WHAT IS REQUIRED:
Please transcribe the records precisely; pictures stay out of your copy.

LISTED RECORDS:
— BEGIN —
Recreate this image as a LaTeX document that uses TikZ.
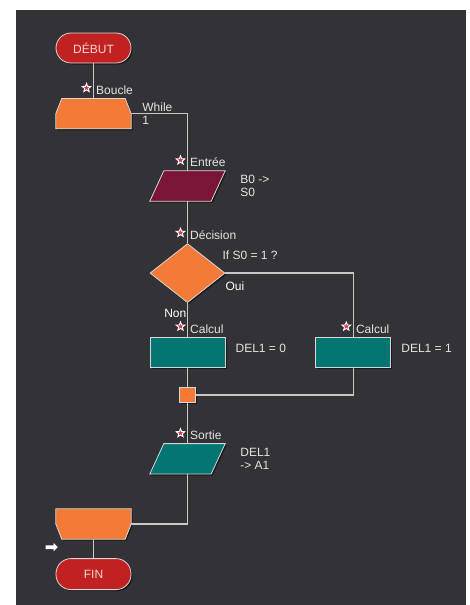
\documentclass[tikz,border=0pt]{standalone}
\usepackage{fontspec}
\setmainfont{Liberation Sans}
\usepackage{xcolor}
\usetikzlibrary{positioning,shapes.geometric,shapes.arrows,calc,shadows}

\definecolor{panel}{RGB}{51,50,55}
\definecolor{flame}{RGB}{244,122,56}
\definecolor{termred}{RGB}{194,33,33}
\definecolor{termtext}{RGB}{245,215,215}
\definecolor{wine}{RGB}{123,21,55}
\definecolor{procteal}{RGB}{3,117,115}
\definecolor{wire}{RGB}{200,200,200}
\definecolor{rim}{RGB}{215,215,215}
\definecolor{tagtext}{RGB}{228,228,228}
\definecolor{pinred}{RGB}{232,52,72}

\begin{document}
\begin{tikzpicture}[x=1pt,y=1pt,
  font=\fontsize{12}{13.5}\selectfont,
  blk/.style={draw=rim,line width=.8pt,inner sep=0pt,minimum width=75pt,minimum height=30pt,
    drop shadow={shadow xshift=1.5pt,shadow yshift=-1.5pt,fill=black,opacity=.5}},
  term/.style={blk,rectangle,rounded corners=15pt,fill=termred,text=termtext},
  procbox/.style={blk,rectangle,fill=procteal},
  decbox/.style={blk,diamond,minimum height=59pt,fill=flame},
  frame/.style={rectangle,inner sep=0pt,minimum width=75pt,minimum height=30pt},
  outline/.style={draw=rim,line width=.8pt,
    drop shadow={shadow xshift=1.5pt,shadow yshift=-1.5pt,fill=black,opacity=.5}},
  link/.style={draw=wire,line width=1.6pt},
  tag/.style={text=tagtext,inner sep=0pt,align=left},
  pin/.style={star,star points=5,star point ratio=2.3,minimum size=9pt,inner sep=0pt,fill=pinred,draw=white,line width=.9pt}]

% dark canvas
\path[use as bounding box] (0,0) rectangle (470,-605);
\fill[panel] (16,-10) rectangle (466,-605);

% main column
\node[term] (debut) at (93.5,-48) {DÉBUT};
\node[frame,below=35pt of debut] (boucle) {};
\node[frame] (entree) at (187.5,-186) {};
\node[decbox,below=42pt of entree] (decision) {};
\node[procbox,below=34pt of decision] (calcA) {};
\node[procbox,right=90pt of calcA] (calcB) {};
\node[blk,rectangle,fill=flame,minimum width=16pt,minimum height=15pt,below=19pt of calcA] (junction) {};
\node[frame,below=41pt of junction] (sortie) {};
\node[frame] (endloop) at (93.5,-524) {};
\node[term,below=19pt of endloop,minimum height=31pt] (fin) {FIN};

% loop start / loop end outlines
\filldraw[outline,fill=flame] ($(boucle.north west)+(6,0)$) -- ($(boucle.north east)+(-6,0)$) -- (boucle.east)
  -- (boucle.south east) -- (boucle.south west) -- (boucle.west) -- cycle;
\filldraw[outline,fill=flame] (endloop.north west) -- (endloop.north east) -- (endloop.east)
  -- ($(endloop.south east)+(-6,0)$) -- ($(endloop.south west)+(6,0)$) -- (endloop.west) -- cycle;
% input / output parallelograms
\filldraw[outline,fill=wine] ($(entree.north west)+(14,0)$) -- (entree.north east)
  -- ($(entree.south east)+(-14,0)$) -- (entree.south west) -- cycle;
\filldraw[outline,fill=procteal] ($(sortie.north west)+(14,0)$) -- (sortie.north east)
  -- ($(sortie.south east)+(-14,0)$) -- (sortie.south west) -- cycle;

% connectors
\draw[link] (debut) -- (boucle);
\draw[link] (boucle) -| (entree);
\draw[link] (entree) -- (decision);
\draw[link] (decision) -- (calcA);
\draw[link] (decision) -| (calcB);
\draw[link] (calcA) -- (junction);
\draw[link] (calcB) |- (junction);
\draw[link] (junction) -- (sortie);
\draw[link] (sortie) |- (endloop);
\draw[link] (endloop) -- (fin);

% block names
\node[pin] (boucle-pin) at ($(boucle.north)+(-7,10.5)$) {};
\node[tag,anchor=west] (boucle-name) at ($(boucle.north)+(2.5,8.5)$) {Boucle};
\node[pin] (entree-pin) at ($(entree.north)+(-7,10.5)$) {};
\node[tag,anchor=west] (entree-name) at ($(entree.north)+(2.5,8.5)$) {Entrée};
\node[pin] (decision-pin) at ($(decision.north)+(-7,10.5)$) {};
\node[tag,anchor=west] (decision-name) at ($(decision.north)+(2.5,8.5)$) {Décision};
\node[pin] (calcA-pin) at ($(calcA.north)+(-7,10.5)$) {};
\node[tag,anchor=west] (calcA-name) at ($(calcA.north)+(2.5,8)$) {Calcul};
\node[pin] (calcB-pin) at ($(calcB.north)+(-7,10.5)$) {};
\node[tag,anchor=west] (calcB-name) at ($(calcB.north)+(2.5,8)$) {Calcul};
\node[pin] (sortie-pin) at ($(sortie.north)+(-7,10.5)$) {};
\node[tag,anchor=west] (sortie-name) at ($(sortie.north)+(2.5,8.5)$) {Sortie};

% block contents
\node[tag,anchor=west] (whilecond) at ($(boucle.east)+(11,0)$) {While\\1};
\node[tag,right=15pt of entree] (entree-text) {B0 ->\\S0};
\node[tag,anchor=west] (question) at ($(decision.east)+(-3,18)$) {If S0 = 1 ?};
\node[tag,anchor=west,text=white] (oui) at ($(decision.east)+(0,-13)$) {Oui};
\node[tag,anchor=east,text=white] (non) at ($(decision.south)+(-1,-10.5)$) {Non};
\node[tag,anchor=west] (calcA-text) at ($(calcA.east)+(10,4)$) {DEL1 = 0};
\node[tag,anchor=west] (calcB-text) at ($(calcB.east)+(10,4)$) {DEL1 = 1};
\node[tag,right=15pt of sortie] (sortie-text) {DEL1\\-> A1};

% run cursor
\node[single arrow,fill=white,minimum height=12pt,minimum width=8pt,inner sep=1.5pt,
  single arrow head extend=2pt] (cursor) at ($(endloop.south west)+(-5,-8)$) {};
\end{tikzpicture}
\end{document}
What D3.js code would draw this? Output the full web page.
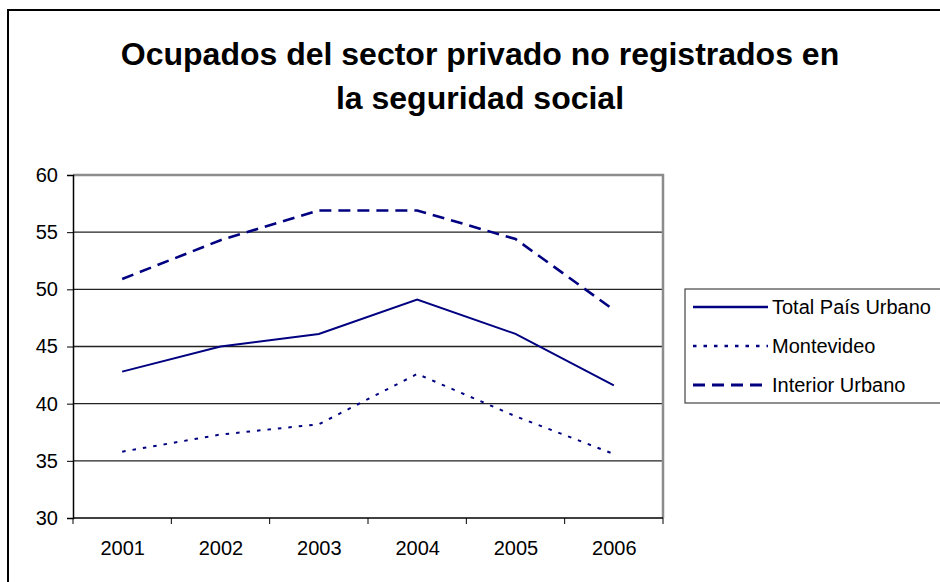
— END —
ANSWER TO THE EXERCISE:
Recreate this image as a LaTeX document that uses TikZ.
\documentclass[tikz,border=0pt]{standalone}
\usepackage{fontspec}
\setmainfont{Liberation Sans}
\usepackage{xcolor}
\usetikzlibrary{positioning,shapes.geometric,shapes.arrows,calc,shadows}

\definecolor{panel}{RGB}{51,50,55}
\definecolor{flame}{RGB}{244,122,56}
\definecolor{termred}{RGB}{194,33,33}
\definecolor{termtext}{RGB}{245,215,215}
\definecolor{wine}{RGB}{123,21,55}
\definecolor{procteal}{RGB}{3,117,115}
\definecolor{wire}{RGB}{200,200,200}
\definecolor{rim}{RGB}{215,215,215}
\definecolor{tagtext}{RGB}{228,228,228}
\definecolor{pinred}{RGB}{232,52,72}

\begin{document}
\begin{tikzpicture}[x=1pt,y=1pt,
  font=\fontsize{12}{13.5}\selectfont,
  blk/.style={draw=rim,line width=.8pt,inner sep=0pt,minimum width=75pt,minimum height=30pt,
    drop shadow={shadow xshift=1.5pt,shadow yshift=-1.5pt,fill=black,opacity=.5}},
  term/.style={blk,rectangle,rounded corners=15pt,fill=termred,text=termtext},
  procbox/.style={blk,rectangle,fill=procteal},
  decbox/.style={blk,diamond,minimum height=59pt,fill=flame},
  frame/.style={rectangle,inner sep=0pt,minimum width=75pt,minimum height=30pt},
  outline/.style={draw=rim,line width=.8pt,
    drop shadow={shadow xshift=1.5pt,shadow yshift=-1.5pt,fill=black,opacity=.5}},
  link/.style={draw=wire,line width=1.6pt},
  tag/.style={text=tagtext,inner sep=0pt,align=left},
  pin/.style={star,star points=5,star point ratio=2.3,minimum size=9pt,inner sep=0pt,fill=pinred,draw=white,line width=.9pt}]

% dark canvas
\path[use as bounding box] (0,0) rectangle (470,-605);
\fill[panel] (16,-10) rectangle (466,-605);

% main column
\node[term] (debut) at (93.5,-48) {DÉBUT};
\node[frame,below=35pt of debut] (boucle) {};
\node[frame] (entree) at (187.5,-186) {};
\node[decbox,below=42pt of entree] (decision) {};
\node[procbox,below=34pt of decision] (calcA) {};
\node[procbox,right=90pt of calcA] (calcB) {};
\node[blk,rectangle,fill=flame,minimum width=16pt,minimum height=15pt,below=19pt of calcA] (junction) {};
\node[frame,below=41pt of junction] (sortie) {};
\node[frame] (endloop) at (93.5,-524) {};
\node[term,below=19pt of endloop,minimum height=31pt] (fin) {FIN};

% loop start / loop end outlines
\filldraw[outline,fill=flame] ($(boucle.north west)+(6,0)$) -- ($(boucle.north east)+(-6,0)$) -- (boucle.east)
  -- (boucle.south east) -- (boucle.south west) -- (boucle.west) -- cycle;
\filldraw[outline,fill=flame] (endloop.north west) -- (endloop.north east) -- (endloop.east)
  -- ($(endloop.south east)+(-6,0)$) -- ($(endloop.south west)+(6,0)$) -- (endloop.west) -- cycle;
% input / output parallelograms
\filldraw[outline,fill=wine] ($(entree.north west)+(14,0)$) -- (entree.north east)
  -- ($(entree.south east)+(-14,0)$) -- (entree.south west) -- cycle;
\filldraw[outline,fill=procteal] ($(sortie.north west)+(14,0)$) -- (sortie.north east)
  -- ($(sortie.south east)+(-14,0)$) -- (sortie.south west) -- cycle;

% connectors
\draw[link] (debut) -- (boucle);
\draw[link] (boucle) -| (entree);
\draw[link] (entree) -- (decision);
\draw[link] (decision) -- (calcA);
\draw[link] (decision) -| (calcB);
\draw[link] (calcA) -- (junction);
\draw[link] (calcB) |- (junction);
\draw[link] (junction) -- (sortie);
\draw[link] (sortie) |- (endloop);
\draw[link] (endloop) -- (fin);

% block names
\node[pin] (boucle-pin) at ($(boucle.north)+(-7,10.5)$) {};
\node[tag,anchor=west] (boucle-name) at ($(boucle.north)+(2.5,8.5)$) {Boucle};
\node[pin] (entree-pin) at ($(entree.north)+(-7,10.5)$) {};
\node[tag,anchor=west] (entree-name) at ($(entree.north)+(2.5,8.5)$) {Entrée};
\node[pin] (decision-pin) at ($(decision.north)+(-7,10.5)$) {};
\node[tag,anchor=west] (decision-name) at ($(decision.north)+(2.5,8.5)$) {Décision};
\node[pin] (calcA-pin) at ($(calcA.north)+(-7,10.5)$) {};
\node[tag,anchor=west] (calcA-name) at ($(calcA.north)+(2.5,8)$) {Calcul};
\node[pin] (calcB-pin) at ($(calcB.north)+(-7,10.5)$) {};
\node[tag,anchor=west] (calcB-name) at ($(calcB.north)+(2.5,8)$) {Calcul};
\node[pin] (sortie-pin) at ($(sortie.north)+(-7,10.5)$) {};
\node[tag,anchor=west] (sortie-name) at ($(sortie.north)+(2.5,8.5)$) {Sortie};

% block contents
\node[tag,anchor=west] (whilecond) at ($(boucle.east)+(11,0)$) {While\\1};
\node[tag,right=15pt of entree] (entree-text) {B0 ->\\S0};
\node[tag,anchor=west] (question) at ($(decision.east)+(-3,18)$) {If S0 = 1 ?};
\node[tag,anchor=west,text=white] (oui) at ($(decision.east)+(0,-13)$) {Oui};
\node[tag,anchor=east,text=white] (non) at ($(decision.south)+(-1,-10.5)$) {Non};
\node[tag,anchor=west] (calcA-text) at ($(calcA.east)+(10,4)$) {DEL1 = 0};
\node[tag,anchor=west] (calcB-text) at ($(calcB.east)+(10,4)$) {DEL1 = 1};
\node[tag,right=15pt of sortie] (sortie-text) {DEL1\\-> A1};

% run cursor
\node[single arrow,fill=white,minimum height=12pt,minimum width=8pt,inner sep=1.5pt,
  single arrow head extend=2pt] (cursor) at ($(endloop.south west)+(-5,-8)$) {};
\end{tikzpicture}
\end{document}
What D3.js code would draw this? Output the full web page.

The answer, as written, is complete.